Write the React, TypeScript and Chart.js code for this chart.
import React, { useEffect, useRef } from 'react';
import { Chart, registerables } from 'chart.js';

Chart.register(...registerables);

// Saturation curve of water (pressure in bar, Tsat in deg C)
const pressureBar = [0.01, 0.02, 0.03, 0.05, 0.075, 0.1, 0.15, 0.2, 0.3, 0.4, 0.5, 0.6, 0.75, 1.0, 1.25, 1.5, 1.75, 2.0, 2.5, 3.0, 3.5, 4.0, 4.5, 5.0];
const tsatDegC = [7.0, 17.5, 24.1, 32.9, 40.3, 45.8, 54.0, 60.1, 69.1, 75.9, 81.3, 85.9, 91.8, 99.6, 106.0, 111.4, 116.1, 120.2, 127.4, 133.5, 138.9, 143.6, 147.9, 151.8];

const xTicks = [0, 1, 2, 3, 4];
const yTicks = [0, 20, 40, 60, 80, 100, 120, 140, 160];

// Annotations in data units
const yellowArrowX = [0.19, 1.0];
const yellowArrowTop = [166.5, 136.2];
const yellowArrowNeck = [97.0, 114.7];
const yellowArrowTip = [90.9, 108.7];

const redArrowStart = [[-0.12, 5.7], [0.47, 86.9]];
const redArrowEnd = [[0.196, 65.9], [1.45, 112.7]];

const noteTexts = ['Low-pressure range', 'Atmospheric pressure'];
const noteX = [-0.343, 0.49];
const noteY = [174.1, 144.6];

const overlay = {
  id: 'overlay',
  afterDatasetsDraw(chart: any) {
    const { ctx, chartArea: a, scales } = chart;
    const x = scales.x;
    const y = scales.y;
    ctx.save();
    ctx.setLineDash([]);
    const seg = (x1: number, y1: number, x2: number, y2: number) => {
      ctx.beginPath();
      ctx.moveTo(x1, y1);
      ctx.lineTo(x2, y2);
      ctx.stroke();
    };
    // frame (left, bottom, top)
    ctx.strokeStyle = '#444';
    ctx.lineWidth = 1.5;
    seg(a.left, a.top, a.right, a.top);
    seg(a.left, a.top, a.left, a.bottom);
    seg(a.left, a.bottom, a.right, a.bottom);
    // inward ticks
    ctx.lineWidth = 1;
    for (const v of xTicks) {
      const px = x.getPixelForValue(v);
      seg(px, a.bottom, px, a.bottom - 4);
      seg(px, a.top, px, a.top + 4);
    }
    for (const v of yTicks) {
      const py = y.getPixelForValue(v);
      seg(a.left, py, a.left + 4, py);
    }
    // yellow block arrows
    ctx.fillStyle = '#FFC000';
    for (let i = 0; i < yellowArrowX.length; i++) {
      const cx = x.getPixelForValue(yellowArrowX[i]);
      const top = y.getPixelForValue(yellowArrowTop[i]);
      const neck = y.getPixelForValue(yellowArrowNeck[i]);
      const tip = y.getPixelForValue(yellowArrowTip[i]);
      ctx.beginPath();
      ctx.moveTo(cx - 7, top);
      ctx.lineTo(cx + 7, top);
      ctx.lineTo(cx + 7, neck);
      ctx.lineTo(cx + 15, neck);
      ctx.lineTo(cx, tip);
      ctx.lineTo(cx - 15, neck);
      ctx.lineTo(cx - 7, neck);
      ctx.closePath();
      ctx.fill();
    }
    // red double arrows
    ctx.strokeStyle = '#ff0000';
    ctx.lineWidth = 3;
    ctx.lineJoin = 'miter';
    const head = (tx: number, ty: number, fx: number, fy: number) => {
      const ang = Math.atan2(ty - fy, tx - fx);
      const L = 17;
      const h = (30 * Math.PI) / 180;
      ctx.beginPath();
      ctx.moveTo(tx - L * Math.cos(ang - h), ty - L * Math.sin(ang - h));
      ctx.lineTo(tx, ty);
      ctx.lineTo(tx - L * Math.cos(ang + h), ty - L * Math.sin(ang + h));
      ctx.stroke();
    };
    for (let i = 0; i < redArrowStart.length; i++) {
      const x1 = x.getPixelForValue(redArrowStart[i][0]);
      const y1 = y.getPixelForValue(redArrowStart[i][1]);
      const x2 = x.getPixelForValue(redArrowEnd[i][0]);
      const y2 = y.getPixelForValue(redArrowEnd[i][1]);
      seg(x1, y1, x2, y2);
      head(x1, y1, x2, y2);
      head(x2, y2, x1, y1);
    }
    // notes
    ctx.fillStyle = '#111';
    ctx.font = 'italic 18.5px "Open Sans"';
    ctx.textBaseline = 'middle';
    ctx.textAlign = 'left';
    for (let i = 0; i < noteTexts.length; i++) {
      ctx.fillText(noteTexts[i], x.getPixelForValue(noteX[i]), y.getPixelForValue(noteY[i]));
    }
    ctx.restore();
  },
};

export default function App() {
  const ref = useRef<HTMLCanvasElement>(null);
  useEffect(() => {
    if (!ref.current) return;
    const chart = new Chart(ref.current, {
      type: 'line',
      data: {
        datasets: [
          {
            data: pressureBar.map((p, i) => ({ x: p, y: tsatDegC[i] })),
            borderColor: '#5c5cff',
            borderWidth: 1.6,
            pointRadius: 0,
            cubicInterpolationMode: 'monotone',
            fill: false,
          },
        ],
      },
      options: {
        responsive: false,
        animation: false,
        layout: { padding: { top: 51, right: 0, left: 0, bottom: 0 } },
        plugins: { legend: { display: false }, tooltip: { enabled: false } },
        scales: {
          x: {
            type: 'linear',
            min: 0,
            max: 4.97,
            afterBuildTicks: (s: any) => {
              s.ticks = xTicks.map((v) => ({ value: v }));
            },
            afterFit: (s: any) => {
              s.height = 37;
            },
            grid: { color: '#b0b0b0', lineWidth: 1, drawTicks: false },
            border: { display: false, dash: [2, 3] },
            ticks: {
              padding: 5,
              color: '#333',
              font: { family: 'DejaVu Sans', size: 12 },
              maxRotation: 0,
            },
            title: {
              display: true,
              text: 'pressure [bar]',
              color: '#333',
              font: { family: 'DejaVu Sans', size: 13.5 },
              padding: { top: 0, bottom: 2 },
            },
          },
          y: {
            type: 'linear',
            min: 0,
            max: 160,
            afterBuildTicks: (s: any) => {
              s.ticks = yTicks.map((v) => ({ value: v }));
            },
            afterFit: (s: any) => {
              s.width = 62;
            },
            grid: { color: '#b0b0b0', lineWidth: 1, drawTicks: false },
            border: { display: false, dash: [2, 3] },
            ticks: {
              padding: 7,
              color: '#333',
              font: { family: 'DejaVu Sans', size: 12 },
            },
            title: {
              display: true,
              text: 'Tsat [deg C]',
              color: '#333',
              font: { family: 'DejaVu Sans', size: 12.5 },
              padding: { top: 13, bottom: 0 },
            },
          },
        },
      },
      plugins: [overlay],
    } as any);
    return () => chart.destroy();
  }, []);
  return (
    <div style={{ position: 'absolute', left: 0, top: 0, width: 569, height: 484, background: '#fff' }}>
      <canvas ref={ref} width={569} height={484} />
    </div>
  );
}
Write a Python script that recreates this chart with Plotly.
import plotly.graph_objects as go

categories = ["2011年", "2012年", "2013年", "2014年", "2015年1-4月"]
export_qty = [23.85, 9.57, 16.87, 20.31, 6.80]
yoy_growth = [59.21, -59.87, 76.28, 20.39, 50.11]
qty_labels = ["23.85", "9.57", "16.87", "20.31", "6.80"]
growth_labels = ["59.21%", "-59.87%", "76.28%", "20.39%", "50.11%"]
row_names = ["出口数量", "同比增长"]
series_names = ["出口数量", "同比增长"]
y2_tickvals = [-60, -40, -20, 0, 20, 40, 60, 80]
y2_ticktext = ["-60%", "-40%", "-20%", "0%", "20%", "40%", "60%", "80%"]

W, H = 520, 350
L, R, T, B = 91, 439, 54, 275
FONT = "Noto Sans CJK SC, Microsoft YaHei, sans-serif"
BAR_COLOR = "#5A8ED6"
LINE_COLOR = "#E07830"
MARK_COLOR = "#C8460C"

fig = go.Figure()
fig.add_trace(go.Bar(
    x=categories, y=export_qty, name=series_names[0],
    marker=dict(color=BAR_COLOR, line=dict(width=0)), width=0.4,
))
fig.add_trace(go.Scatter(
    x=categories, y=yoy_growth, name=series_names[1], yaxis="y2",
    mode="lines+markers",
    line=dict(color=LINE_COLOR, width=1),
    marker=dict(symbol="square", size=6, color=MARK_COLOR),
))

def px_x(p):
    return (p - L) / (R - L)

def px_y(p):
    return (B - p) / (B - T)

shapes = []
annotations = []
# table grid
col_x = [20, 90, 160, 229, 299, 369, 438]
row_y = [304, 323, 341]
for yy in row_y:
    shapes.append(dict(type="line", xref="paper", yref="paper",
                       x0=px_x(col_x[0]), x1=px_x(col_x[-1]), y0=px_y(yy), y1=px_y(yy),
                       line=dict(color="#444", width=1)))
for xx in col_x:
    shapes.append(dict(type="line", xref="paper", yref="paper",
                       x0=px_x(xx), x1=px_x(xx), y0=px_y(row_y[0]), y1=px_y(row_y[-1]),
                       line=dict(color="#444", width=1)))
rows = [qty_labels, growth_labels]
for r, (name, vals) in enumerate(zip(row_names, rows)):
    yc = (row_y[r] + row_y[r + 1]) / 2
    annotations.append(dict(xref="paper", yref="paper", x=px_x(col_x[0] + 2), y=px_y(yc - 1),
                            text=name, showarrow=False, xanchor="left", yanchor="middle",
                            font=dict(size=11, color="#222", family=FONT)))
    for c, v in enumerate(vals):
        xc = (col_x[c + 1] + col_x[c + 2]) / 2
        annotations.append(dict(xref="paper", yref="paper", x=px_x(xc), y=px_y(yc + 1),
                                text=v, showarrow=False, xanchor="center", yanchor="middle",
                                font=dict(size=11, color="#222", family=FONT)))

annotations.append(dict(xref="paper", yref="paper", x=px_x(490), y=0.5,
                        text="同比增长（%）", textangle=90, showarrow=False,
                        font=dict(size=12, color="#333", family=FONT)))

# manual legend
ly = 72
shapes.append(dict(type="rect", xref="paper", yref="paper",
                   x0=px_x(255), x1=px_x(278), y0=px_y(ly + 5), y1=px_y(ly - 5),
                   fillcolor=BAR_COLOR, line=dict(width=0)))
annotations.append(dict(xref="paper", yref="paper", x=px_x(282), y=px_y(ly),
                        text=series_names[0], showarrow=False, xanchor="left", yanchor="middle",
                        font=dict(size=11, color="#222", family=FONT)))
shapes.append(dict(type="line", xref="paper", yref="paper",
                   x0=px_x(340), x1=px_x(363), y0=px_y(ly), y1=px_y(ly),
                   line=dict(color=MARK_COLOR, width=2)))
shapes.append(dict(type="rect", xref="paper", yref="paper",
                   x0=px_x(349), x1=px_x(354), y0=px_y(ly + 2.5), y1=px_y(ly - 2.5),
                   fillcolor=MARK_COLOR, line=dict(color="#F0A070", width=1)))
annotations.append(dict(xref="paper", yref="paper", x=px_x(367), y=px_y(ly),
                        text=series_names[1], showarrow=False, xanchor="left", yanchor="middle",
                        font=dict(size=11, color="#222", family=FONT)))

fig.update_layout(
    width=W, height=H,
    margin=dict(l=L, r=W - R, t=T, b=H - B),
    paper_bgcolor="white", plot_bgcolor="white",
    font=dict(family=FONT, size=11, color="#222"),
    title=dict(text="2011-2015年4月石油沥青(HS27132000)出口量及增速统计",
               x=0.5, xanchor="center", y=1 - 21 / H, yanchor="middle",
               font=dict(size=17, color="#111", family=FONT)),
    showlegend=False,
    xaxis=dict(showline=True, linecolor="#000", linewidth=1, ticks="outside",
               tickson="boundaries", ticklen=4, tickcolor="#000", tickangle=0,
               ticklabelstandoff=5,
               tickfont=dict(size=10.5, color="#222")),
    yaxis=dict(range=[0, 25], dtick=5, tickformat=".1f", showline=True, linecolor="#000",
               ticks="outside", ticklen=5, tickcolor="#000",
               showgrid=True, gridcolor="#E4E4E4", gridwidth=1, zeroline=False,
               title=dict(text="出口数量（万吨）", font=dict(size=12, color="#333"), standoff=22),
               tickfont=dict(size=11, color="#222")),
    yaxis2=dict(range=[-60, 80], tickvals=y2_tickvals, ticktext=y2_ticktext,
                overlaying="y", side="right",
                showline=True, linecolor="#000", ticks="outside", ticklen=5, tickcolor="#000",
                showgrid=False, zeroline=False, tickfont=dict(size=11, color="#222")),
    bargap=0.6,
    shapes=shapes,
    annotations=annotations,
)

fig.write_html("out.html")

····················

### [Task directions]
Quote nothing but the lines that run from the line containing "Write a Python" through the line containing "import plotly.graph_objects as go", keeping both of them word for word.

### [Worked answer]
Write a Python script that recreates this chart with Plotly.
import plotly.graph_objects as go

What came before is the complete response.